Der Prozess dauerte nur 80 Minuten. Haben Sie vorher schon gewusst, dass die beiden hingerichtet werden? Voinea: Nein, nach meinem Plädoyer bin ich aus dem Verhandlungsraum gegangen, weil es die Prozessordnung so vorsah. Eigentlich rechnete ich damit, dass die Verteidiger Revision einlegen würden und sich so der Prozess verzögern würde.
Viel später habe ich jedoch erfahren, dass es einen Deal mit den Richtern gab.

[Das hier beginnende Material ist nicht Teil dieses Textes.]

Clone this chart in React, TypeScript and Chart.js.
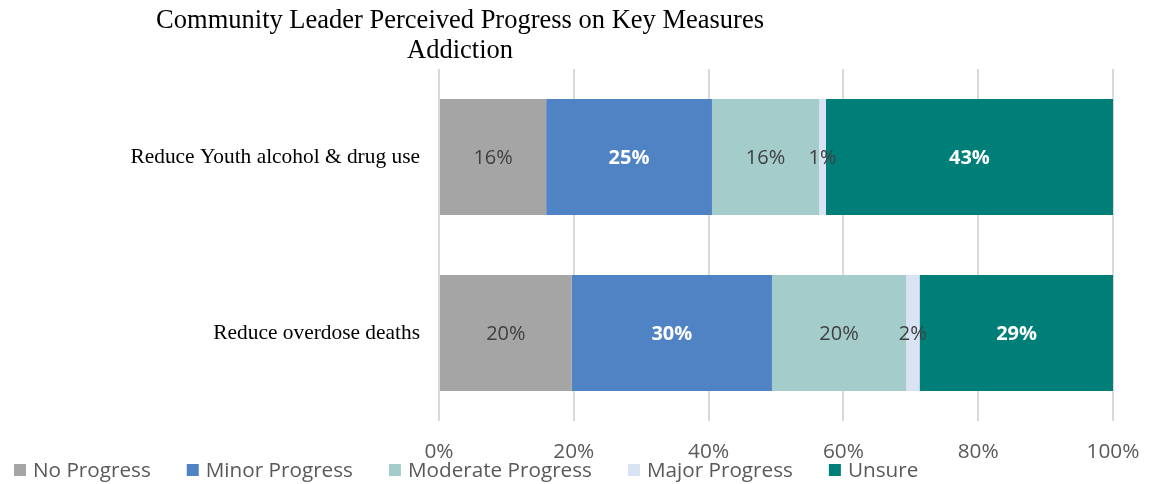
import React, { useEffect, useRef } from "react";
import { Chart, registerables } from "chart.js";

Chart.register(...registerables);

const titleLines = ["Community Leader Perceived Progress on Key Measures", "Addiction"];
const categories = ["Reduce Youth alcohol & drug use", "Reduce overdose deaths"];
const seriesNames = ["No Progress", "Minor Progress", "Moderate Progress", "Major Progress", "Unsure"];
const noProgress = [15.9, 19.7];
const minorProgress = [24.6, 29.7];
const moderateProgress = [15.9, 19.9];
const majorProgress = [1.0, 2.0];
const unsure = [42.6, 28.8];
const xTicks = [0, 20, 40, 60, 80, 100];

const colors = ["#a5a5a5", "#4f83c4", "#a3cccb", "#dae3f3", "#007f79"];
const labelColors = ["#404040", "#ffffff", "#404040", "#404040", "#ffffff"];
const labelBold = [false, true, false, false, true];

const SANS = "'Open Sans', sans-serif";
const SERIF = "'Liberation Serif', 'Times New Roman', serif";

const titlePlugin = {
  id: "customTitle",
  afterDraw(chart: any) {
    const ctx = chart.ctx;
    ctx.save();
    ctx.font = `26.5px ${SERIF}`;
    ctx.fillStyle = "#000000";
    ctx.textAlign = "center";
    ctx.textBaseline = "middle";
    const cx = chart.width * 0.399;
    ctx.fillText(titleLines[0], cx, 21);
    ctx.fillText(titleLines[1], cx, 51);
    ctx.restore();
  },
};

const legendPlugin = {
  id: "customLegend",
  afterDraw(chart: any) {
    const ctx = chart.ctx;
    ctx.save();
    ctx.font = `20.7px ${SANS}`;
    ctx.textAlign = "left";
    ctx.textBaseline = "middle";
    const cy = 470;
    let x = 14;
    chart.data.datasets.forEach((ds: any) => {
      ctx.fillStyle = ds.backgroundColor;
      ctx.fillRect(x, cy - 6, 12, 12);
      x += 19;
      ctx.fillStyle = "#595959";
      ctx.fillText(ds.label, x, cy + 1);
      x += ctx.measureText(ds.label).width + 36;
    });
    ctx.restore();
  },
};

const dataLabelPlugin = {
  id: "dataLabels",
  afterDatasetsDraw(chart: any) {
    const ctx = chart.ctx;
    ctx.save();
    ctx.textAlign = "center";
    ctx.textBaseline = "middle";
    chart.data.datasets.forEach((ds: any, di: number) => {
      const meta = chart.getDatasetMeta(di);
      meta.data.forEach((el: any, i: number) => {
        const v = ds.data[i];
        const { x, y, base } = el.getProps(["x", "y", "base"], true);
        ctx.font = `${labelBold[di] ? "bold " : ""}20px ${SANS}`;
        ctx.fillStyle = labelColors[di];
        ctx.fillText(Math.round(v) + "%", (x + base) / 2, y + 1);
      });
    });
    ctx.restore();
  },
};

export default function App() {
  const ref = useRef<HTMLCanvasElement | null>(null);
  useEffect(() => {
    if (!ref.current) return;
    const data = [noProgress, minorProgress, moderateProgress, majorProgress, unsure];
    const chart = new Chart(ref.current, {
      type: "bar",
      data: {
        labels: categories,
        datasets: seriesNames.map((name, i) => ({
          label: name,
          data: data[i],
          backgroundColor: colors[i],
          borderWidth: 0,
          barPercentage: 0.66,
          categoryPercentage: 1,
        })),
      },
      options: {
        indexAxis: "y",
        animation: false,
        responsive: false,
        maintainAspectRatio: false,
        layout: { padding: { top: 69, left: 0, right: 40, bottom: 20 } },
        plugins: {
          title: { display: false },
          tooltip: { enabled: false },
          legend: { display: false },
        },
        scales: {
          x: {
            stacked: true,
            min: 0,
            max: 100,
            afterBuildTicks: (s: any) => {
              s.ticks = xTicks.map((v) => ({ value: v }));
            },
            afterFit: (s: any) => {
              s.height = 43;
              s.paddingLeft = 0;
              s.paddingRight = 0;
            },
            grid: { color: "#d9d9d9", lineWidth: 2, drawTicks: false },
            border: { display: false },
            ticks: {
              padding: 19,
              color: "#595959",
              font: { family: SANS, size: 20.8 },
              maxRotation: 0,
              callback: (v: any) => v + "%",
            },
          },
          y: {
            stacked: true,
            afterFit: (s: any) => {
              s.width = 439;
            },
            grid: { display: false, drawTicks: false },
            border: { display: false },
            ticks: {
              padding: 19,
              color: "#000000",
              font: { family: SERIF, size: 21.4 },
            },
          },
        },
      },
      plugins: [dataLabelPlugin, titlePlugin, legendPlugin],
    } as any);
    return () => chart.destroy();
  }, []);
  return (
    <div style={{ position: "fixed", left: 0, top: 0, width: 1153, height: 484, background: "#fff" }}>
      <canvas ref={ref} width={1153} height={484} style={{ width: 1153, height: 484 }} />
    </div>
  );
}
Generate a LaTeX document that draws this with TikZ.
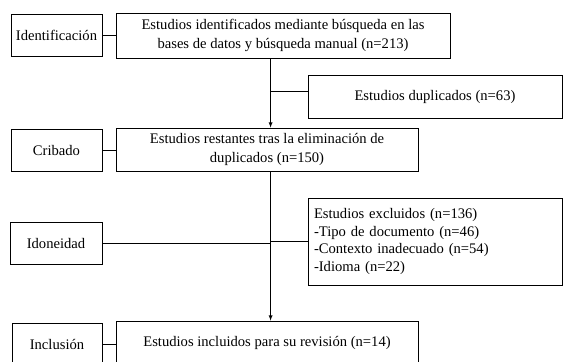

Der Westen bezichtigte Rumänien, eine juristische Farce veranstaltet zu haben, und zog Vergleiche mit den Nürnberger Prozessen nach dem Zweiten Weltkrieg. Was halten Sie davon? Voinea: Erlauben Sie mir, diese Betrachtung als etwas heuchlerisch anzusehen. Den Prozess gegen die Nazis haben die US-Amerikaner organisiert. In Rumänien standen aber weder Amerikaner noch Russen zur Verfügung. Abgesehen davon ist der Prozess gemäß der damaligen Strafprozessordnung durchgeführt worden, die für solche Verbrechen die Todesstrafe vorgesehen hat. Ich hätte mir gewünscht, an einem langen ausführlichen Verfahren gegen Ceausescu teilzunehmen, in dem man auch alle Aspekte der kommunistischen Gräueltaten hätte klären können. Ich glaube aber, dass man keinen langen Prozess wollte. Eine Anklage mit allen Details gegen Ceausescu hätte sich auch gegen das Regime und gegen alle, die es unterstützt haben, gerichtet. Bis heute ist den tausenden Opfern der Revolution keine Gerechtigkeit widerfahren, weil die Schuldigen nicht bekannt sind.
„So bin ich zum Dienstleister der Revolution geworden“
Dan Voinea
Rückblickend würden Sie heute eventuell anders verfahren?
Voinea: Nein, ich bedauere gar nichts! Ich würde auch heute so vorgehen, allerdings könnte ich nicht mehr für die Todesstrafe plädieren, weil sie abgeschafft wurde.